Tak stezky všech zapomínajících se na Boha silného, tak, pravím, naděje pokrytce zahyne.
14 Van denwelke zijn hoop walgen zal; en zijn vertrouwen zal zijn een huis der spinnekop.
Klesne naděje jeho, a doufání jeho jako dům pavouka.
15 Hij zal op zijn huis leunen, maar het zal niet bestaan; hij zal zich daaraan vasthouden, maar het zal niet staande blijven.
Spolehne-li na dům svůj, neostojí; chytí-li se ho, nezdrží.
16 Hij is sappig voor de zon, en zijn scheuten gaan over zijn hof uit.
Vláhu má před sluncem, tak že z zahrady jeho výstřelkové jeho vynikají.
17 Zijn wortelen worden bij de springader ingevlochten; hij ziet een stenige plaats.
Při vrchovišti kořenové jeho hustě rostou, i na místech skalnatých rozkládá se.
18 Maar als God hem verslindt uit zijn plaats, zo zal zij hem loochenen, zeggende: Ik heb u niet gezien.

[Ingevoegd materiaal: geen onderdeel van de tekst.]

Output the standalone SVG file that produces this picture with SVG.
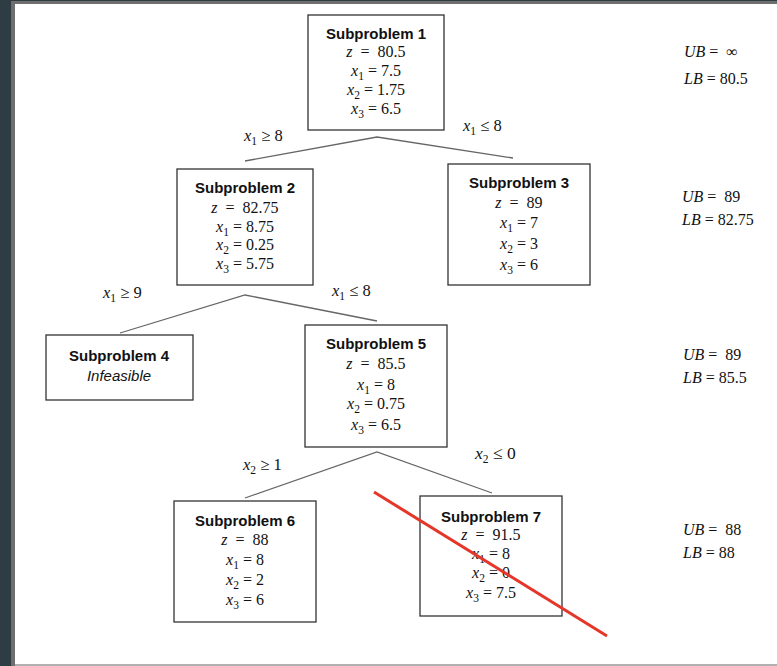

A však bývá-li zachvácen z místa svého, až by se ho i odečtlo, řka: Nevidělo jsem tě:
19 Zie, dat is vreugde zijns wegs; en uit het stof zullen anderen voortspruiten.
Tožť ta radost života jeho, a z země jiný vykvetá.
20 Zie, God zal den oprechte niet verwerpen; Hij vat ook de boosdoeners niet bij de hand;
Aj, Bůh silný nepohrdá upřímým, ale nešlechetným ruky nepodává:
21 Totdat Hij uw mond met gelach vervulle, en uw lippen met gejuich.
Až i naplní smíchem ústa tvá, a rty tvé plésáním,
22 Uw haters zullen met schaamte bekleed worden; en de tent der goddelozen zal niet meer zijn.
Když nenávidící tebe v hanbu oblečeni budou, a stánku lidí bezbožných nikdež nebude.